◆ Records provided:
------------

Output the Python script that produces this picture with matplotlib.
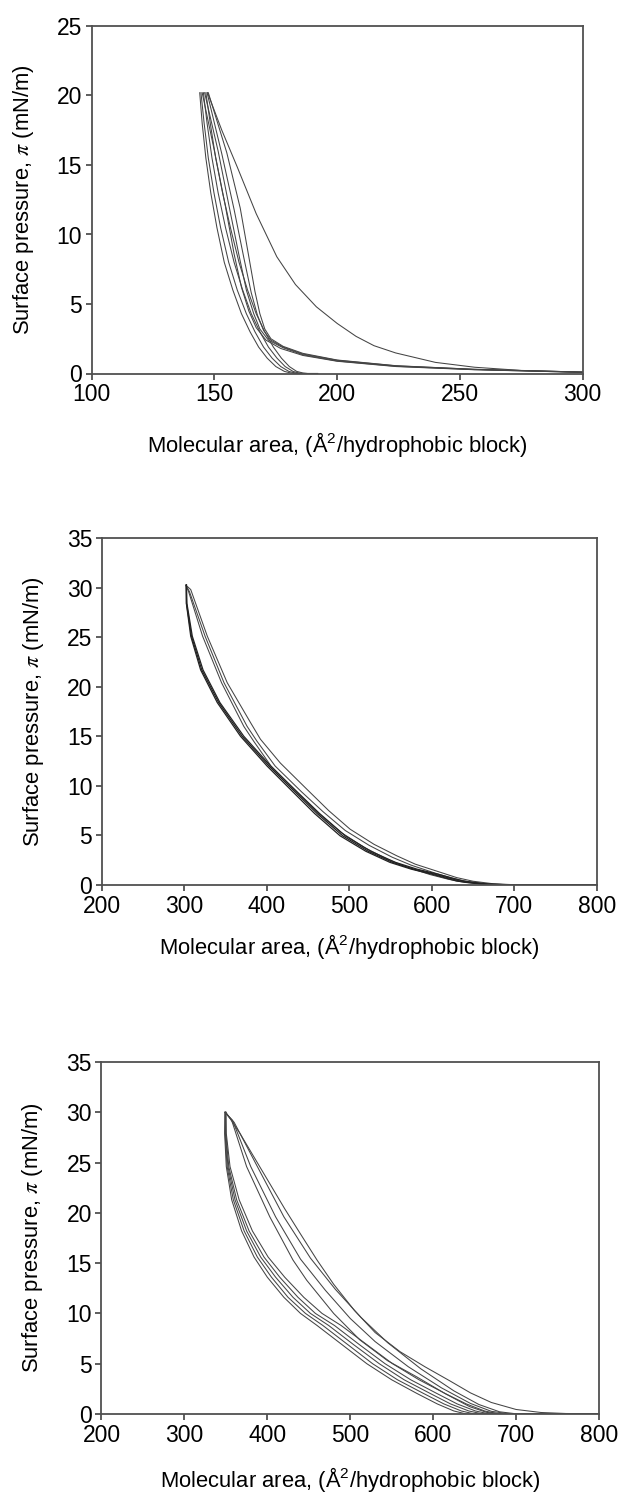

------------

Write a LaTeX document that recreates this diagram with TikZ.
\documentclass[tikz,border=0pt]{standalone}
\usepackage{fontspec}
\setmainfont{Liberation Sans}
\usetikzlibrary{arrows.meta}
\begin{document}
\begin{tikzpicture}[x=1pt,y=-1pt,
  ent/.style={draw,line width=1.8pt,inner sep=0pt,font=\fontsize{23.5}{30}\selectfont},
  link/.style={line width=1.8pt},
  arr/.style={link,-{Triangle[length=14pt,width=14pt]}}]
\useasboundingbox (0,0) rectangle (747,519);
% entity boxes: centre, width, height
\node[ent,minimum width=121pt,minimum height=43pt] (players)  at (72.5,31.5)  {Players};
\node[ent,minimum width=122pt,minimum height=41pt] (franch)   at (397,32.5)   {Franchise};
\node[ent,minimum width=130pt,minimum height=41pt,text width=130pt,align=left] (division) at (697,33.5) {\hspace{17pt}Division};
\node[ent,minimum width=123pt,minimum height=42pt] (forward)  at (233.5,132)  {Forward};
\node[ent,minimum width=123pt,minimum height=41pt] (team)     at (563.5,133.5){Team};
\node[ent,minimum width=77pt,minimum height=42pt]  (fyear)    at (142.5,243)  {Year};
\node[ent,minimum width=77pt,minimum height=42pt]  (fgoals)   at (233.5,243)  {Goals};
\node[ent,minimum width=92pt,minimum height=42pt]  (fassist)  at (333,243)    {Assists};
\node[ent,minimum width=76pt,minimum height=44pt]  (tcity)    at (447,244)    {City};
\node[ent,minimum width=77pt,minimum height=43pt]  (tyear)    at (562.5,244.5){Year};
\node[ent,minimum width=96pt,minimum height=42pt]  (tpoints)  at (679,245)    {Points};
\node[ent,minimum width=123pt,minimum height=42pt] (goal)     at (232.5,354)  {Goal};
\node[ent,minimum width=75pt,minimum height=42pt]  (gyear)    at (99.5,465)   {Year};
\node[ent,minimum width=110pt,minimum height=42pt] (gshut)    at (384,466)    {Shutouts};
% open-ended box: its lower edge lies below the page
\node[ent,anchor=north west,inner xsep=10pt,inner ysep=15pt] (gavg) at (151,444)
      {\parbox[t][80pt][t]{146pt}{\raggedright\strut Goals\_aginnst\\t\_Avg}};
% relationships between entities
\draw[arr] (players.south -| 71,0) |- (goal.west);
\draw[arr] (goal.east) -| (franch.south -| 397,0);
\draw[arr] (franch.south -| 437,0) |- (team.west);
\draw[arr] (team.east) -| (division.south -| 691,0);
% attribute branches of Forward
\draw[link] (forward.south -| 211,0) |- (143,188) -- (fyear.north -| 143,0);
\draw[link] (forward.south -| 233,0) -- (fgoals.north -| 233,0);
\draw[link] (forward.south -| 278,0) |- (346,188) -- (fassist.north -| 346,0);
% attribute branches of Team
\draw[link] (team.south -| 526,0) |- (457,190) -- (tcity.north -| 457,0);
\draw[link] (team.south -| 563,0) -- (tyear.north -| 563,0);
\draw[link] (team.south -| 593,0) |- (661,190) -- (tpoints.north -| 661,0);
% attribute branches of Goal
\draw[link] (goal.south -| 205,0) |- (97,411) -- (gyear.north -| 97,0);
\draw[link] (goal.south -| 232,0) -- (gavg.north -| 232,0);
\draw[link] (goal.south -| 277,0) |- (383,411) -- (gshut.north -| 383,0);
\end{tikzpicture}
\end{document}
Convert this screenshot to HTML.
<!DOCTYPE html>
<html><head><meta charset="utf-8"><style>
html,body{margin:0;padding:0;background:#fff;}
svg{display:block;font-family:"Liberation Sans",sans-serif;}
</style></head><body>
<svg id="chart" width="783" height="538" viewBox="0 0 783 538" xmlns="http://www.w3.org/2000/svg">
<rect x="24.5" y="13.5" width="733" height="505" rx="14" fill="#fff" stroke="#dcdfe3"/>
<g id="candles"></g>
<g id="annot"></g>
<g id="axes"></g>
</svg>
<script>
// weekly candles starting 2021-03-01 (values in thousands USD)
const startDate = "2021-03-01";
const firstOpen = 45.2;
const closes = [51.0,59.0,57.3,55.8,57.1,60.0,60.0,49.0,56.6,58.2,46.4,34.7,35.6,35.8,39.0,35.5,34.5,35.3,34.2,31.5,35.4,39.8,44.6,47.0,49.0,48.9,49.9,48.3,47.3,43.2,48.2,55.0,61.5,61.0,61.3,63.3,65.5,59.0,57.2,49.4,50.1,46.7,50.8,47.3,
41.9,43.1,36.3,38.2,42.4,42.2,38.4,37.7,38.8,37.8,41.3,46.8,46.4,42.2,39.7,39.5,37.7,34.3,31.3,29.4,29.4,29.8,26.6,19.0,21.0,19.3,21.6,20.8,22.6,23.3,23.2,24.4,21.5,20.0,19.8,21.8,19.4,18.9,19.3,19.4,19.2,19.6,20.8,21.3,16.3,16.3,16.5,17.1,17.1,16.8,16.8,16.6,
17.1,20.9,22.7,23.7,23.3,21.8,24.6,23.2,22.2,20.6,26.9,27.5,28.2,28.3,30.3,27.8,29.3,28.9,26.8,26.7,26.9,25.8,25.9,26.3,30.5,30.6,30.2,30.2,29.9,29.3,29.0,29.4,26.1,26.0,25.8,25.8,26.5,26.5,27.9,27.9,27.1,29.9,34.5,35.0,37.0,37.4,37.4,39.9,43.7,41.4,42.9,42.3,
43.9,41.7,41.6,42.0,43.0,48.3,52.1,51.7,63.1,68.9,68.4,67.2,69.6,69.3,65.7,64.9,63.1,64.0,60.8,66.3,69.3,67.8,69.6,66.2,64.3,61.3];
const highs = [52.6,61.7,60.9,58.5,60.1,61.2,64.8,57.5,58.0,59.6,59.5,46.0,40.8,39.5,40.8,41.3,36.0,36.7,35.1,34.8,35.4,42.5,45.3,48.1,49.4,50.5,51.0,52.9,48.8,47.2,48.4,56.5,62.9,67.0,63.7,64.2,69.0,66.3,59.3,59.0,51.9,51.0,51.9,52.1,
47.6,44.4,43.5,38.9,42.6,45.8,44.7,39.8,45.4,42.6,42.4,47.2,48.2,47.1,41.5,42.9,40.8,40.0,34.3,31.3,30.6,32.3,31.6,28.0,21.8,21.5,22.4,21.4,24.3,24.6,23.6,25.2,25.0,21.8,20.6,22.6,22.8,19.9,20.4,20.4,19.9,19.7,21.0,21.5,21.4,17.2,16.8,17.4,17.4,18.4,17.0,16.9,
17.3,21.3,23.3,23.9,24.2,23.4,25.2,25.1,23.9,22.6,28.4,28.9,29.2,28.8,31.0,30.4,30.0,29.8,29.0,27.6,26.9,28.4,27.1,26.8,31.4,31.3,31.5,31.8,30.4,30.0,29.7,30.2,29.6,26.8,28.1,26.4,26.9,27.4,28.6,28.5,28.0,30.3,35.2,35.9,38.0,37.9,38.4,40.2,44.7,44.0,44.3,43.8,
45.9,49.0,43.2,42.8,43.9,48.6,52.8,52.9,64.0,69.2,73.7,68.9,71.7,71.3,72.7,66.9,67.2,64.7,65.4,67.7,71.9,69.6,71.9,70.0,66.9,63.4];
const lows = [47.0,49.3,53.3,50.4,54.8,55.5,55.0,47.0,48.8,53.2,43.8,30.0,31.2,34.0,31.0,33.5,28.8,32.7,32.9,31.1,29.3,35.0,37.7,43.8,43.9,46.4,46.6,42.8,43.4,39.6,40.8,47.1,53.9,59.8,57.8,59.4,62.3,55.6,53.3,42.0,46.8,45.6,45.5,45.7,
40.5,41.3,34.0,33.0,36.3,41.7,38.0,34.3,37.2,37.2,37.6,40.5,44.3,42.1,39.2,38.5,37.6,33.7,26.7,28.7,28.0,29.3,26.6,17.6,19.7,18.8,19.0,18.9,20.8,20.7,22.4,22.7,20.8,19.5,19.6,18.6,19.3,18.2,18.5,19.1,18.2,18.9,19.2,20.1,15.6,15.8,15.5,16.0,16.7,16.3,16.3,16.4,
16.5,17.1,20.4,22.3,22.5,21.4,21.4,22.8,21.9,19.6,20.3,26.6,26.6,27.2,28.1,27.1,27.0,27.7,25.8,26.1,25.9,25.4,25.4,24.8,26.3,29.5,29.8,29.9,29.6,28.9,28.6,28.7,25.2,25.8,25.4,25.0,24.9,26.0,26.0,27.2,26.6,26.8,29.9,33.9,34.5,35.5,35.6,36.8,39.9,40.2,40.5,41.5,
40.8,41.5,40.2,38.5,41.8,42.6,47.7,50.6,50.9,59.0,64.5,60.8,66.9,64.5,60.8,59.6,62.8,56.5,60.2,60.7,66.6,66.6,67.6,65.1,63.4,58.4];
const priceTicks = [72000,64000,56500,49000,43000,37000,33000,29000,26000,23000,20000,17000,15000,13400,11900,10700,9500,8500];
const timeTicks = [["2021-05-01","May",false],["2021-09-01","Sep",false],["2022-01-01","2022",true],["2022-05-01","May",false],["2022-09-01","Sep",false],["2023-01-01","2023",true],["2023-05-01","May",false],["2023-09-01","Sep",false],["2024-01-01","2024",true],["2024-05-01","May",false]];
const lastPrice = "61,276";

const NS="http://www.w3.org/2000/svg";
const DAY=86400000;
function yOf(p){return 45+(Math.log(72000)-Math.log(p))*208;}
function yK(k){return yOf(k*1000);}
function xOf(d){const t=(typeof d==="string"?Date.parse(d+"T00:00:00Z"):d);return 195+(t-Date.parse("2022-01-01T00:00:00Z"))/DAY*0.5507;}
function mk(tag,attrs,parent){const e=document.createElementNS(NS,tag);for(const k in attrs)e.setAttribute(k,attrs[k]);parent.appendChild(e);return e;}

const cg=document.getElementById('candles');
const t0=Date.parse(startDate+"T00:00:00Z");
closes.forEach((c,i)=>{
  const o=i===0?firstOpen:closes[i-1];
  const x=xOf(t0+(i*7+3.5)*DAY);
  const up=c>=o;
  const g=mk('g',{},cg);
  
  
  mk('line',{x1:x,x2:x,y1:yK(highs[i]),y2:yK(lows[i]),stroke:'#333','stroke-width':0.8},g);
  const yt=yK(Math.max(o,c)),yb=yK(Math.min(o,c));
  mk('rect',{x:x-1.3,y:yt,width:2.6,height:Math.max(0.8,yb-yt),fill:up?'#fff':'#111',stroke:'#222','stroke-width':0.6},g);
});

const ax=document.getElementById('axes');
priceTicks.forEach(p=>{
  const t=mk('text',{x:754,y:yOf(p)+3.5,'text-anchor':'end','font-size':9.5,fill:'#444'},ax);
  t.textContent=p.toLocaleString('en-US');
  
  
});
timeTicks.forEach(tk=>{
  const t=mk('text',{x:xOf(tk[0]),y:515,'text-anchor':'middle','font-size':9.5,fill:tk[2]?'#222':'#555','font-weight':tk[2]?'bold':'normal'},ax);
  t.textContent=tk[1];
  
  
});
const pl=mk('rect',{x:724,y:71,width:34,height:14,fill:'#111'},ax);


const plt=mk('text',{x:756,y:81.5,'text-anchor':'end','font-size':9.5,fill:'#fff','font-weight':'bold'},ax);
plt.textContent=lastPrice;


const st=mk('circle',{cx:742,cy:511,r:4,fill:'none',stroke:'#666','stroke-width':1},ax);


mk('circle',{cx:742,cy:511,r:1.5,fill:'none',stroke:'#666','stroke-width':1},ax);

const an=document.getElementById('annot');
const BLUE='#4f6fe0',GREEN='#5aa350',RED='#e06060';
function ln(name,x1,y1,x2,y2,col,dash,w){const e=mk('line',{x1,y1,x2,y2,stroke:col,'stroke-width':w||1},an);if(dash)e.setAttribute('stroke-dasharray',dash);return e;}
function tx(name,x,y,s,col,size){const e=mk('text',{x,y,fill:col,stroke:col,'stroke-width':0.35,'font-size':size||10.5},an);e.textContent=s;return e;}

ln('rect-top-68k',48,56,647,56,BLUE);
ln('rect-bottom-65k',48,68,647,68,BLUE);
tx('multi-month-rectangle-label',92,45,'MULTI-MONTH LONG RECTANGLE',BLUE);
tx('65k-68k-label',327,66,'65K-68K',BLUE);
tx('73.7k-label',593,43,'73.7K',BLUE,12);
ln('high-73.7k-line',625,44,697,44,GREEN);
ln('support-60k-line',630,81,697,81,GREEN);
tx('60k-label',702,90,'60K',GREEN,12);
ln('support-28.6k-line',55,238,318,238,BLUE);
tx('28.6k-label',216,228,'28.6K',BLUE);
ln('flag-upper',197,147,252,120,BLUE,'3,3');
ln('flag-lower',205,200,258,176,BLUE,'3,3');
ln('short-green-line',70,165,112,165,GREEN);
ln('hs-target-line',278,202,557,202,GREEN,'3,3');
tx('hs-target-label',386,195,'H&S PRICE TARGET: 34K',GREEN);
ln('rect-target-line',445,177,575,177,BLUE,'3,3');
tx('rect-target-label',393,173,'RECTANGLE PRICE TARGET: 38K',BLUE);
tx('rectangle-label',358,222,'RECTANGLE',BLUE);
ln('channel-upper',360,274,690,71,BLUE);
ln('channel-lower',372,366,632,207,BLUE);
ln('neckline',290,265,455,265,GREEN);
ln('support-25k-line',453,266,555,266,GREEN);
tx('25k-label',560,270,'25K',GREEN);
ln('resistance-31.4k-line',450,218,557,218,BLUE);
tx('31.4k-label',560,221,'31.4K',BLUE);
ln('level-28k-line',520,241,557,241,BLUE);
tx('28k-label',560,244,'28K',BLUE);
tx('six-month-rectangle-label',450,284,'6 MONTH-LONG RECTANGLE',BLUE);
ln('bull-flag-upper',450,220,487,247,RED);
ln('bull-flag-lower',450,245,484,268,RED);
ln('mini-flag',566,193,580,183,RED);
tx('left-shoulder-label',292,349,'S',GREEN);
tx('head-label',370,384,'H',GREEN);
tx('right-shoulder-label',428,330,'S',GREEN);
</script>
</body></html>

------------

Find each line that has the word "with", then copy it out.

◆ Full output:
Output the Python script that produces this picture with matplotlib.
Write a LaTeX document that recreates this diagram with TikZ.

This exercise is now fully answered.